Norman Lear: Just Another Version of You Movie Review: A Sensitive Portrait of a Socially Conscious Mind

Written by Kristen Lopez

“Each of us is responsible for our own happiness,” says television producer and impresario Norman Lear. And Lear, 90 years young, has found plenty of happiness in his own life that it’s hard to fathom all the additional happiness he brought to others with his television shows, capturing hearts and opening up minds.

It’s said there was a time “before Norman” and “after Norman,” and in Norman Lear: Just Another Version of You audiences see what the world was like, both before and after Lear’s ground-breaking television shows asked audiences to think and act. His socially critical and controversial television shows – All in the Family, Maude, Good Times, and The Jeffersons – brought new stories into people’s homes, giving them points of view they’d never seen before.

Lear grew up watching his father go to jail under shadowy circumstances. “At nine I was forced to become an adult, but that kid still existed inside me” and a child representation of Lear depicting the events the producer attacked with his child-like whimsy are represented throughout Lear’s story. Shuttled from uncle to uncle before settling with his grandparents, it’s no wonder so many of the shows he concocted dealt with the inner fractures of the nuclear family. In many ways, All in the Family’s Archie Bunker (played by Carroll O’Connor) was based on Lear’s father; he was a man who loved his child, but who, too often, devolved into violence and prejudice.

Bunker was a means of exorcising Lear’s past demons while allowing others to laugh at people’s ignorance. When shown an impassioned speech O’Connor’s Bunker gives about his father, Lear fights back tears and admits there are still old wounds buried deep in regards to his family. Lear also provides wistful reminisces about O’Connor, admitting the two butted heads frequently. In one of many sobering acceptances of death Lear poignantly asks how O’Connor would feel about the current political troubles of today.

But other than a means of reconciling with his past, Lear’s shows were created in the hopes of waking people up. His shows came out during a time of revolution and questioning about government, social issues and the distinctions between people. “Human beings are a little foolish [and] that knits us together.” All in the Family, with its conservative vs. progressive characters arguing over things affecting the average Joe right outside his front door, was subversive enough to put Lear on President Richard Nixon’s infamous “Enemies” list.

Other series, like Maude, tackled feminist issues including abortion and racial complications and it was in regards to the latter where Lear wasn’t quite one with popular opinion. What the cast of the African-American sitcom Good Times says about him and his inability to see past his own white privilege clashes with Lear’s own thoughts about the difficulties the cast provided. Ultimately, he tried to rectify the issues they brought up regarding the portrayal of African-Americans with The Jeffersons.

Despite his shows’ emphasis on blue collar workers and social issues, his work has a lasting appeal. Interview subjects like George Clooney and Russell Simmons discuss how Lear’s shows opened a dialogue regarding race and class, while comedian Amy Poehler’s devotion to Lear – even naming her son Archie – demonstrates the formative group of people “raised” by Lear’s on-screen families.

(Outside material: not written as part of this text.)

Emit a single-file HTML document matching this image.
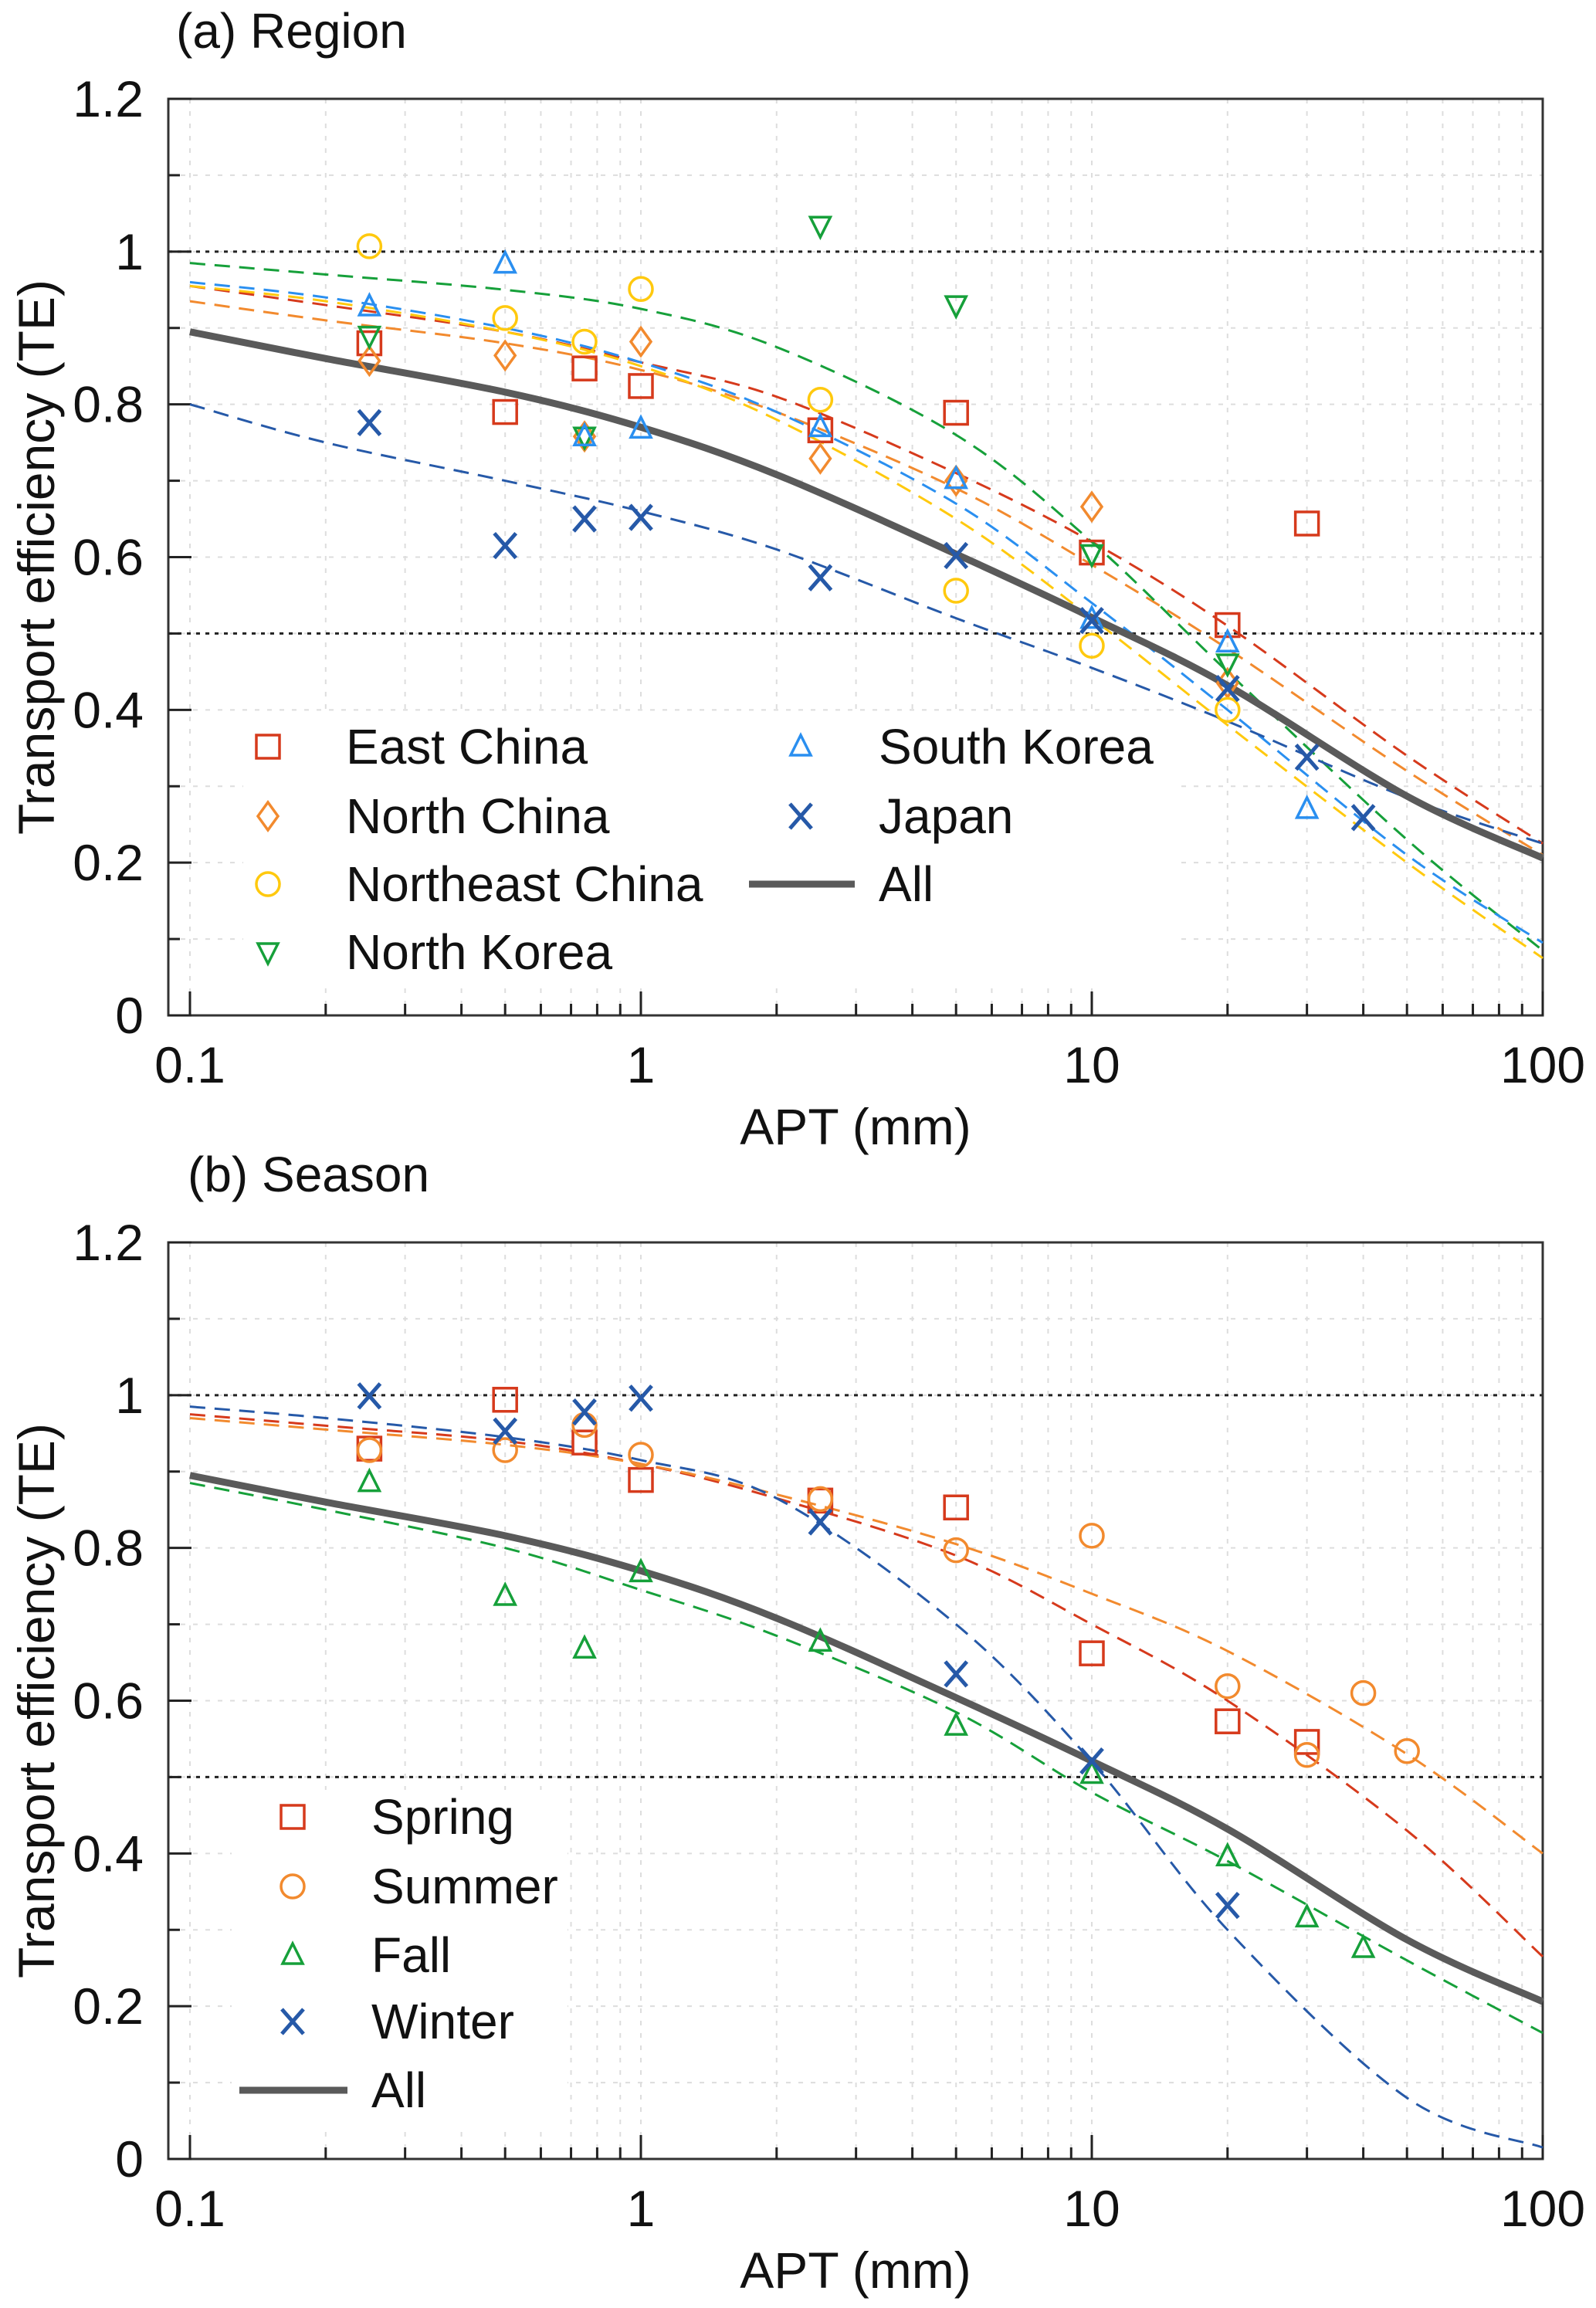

Lear’s off-screen family may lack the controversy of the households he created but there’s no denying their warmth. His first wife, Frances, was a feminist and manic depressive whose split from Lear broke his spirit. Later, humor rises as Lear recounts becoming a father again over the age of 65. But it’s hard not to imagine how fun his past parties were. His sit-down with Mel Brooks and Carl Reiner, two frequent visitors at his house, leave you hoping to be a fly on the wall. None of these three have lost their bluster and it’s pure joy watching them reminisce and enjoy their time together.

To Lear, others around you change with age, not yourself, and Norman Lear hasn’t lost any of the traits he started out with. Norman Lear: Another Version of You presents all the versions we’ve come to identify with – Lear the producer; Lear the activist; and we also get Lear, the man, which is the best of them all.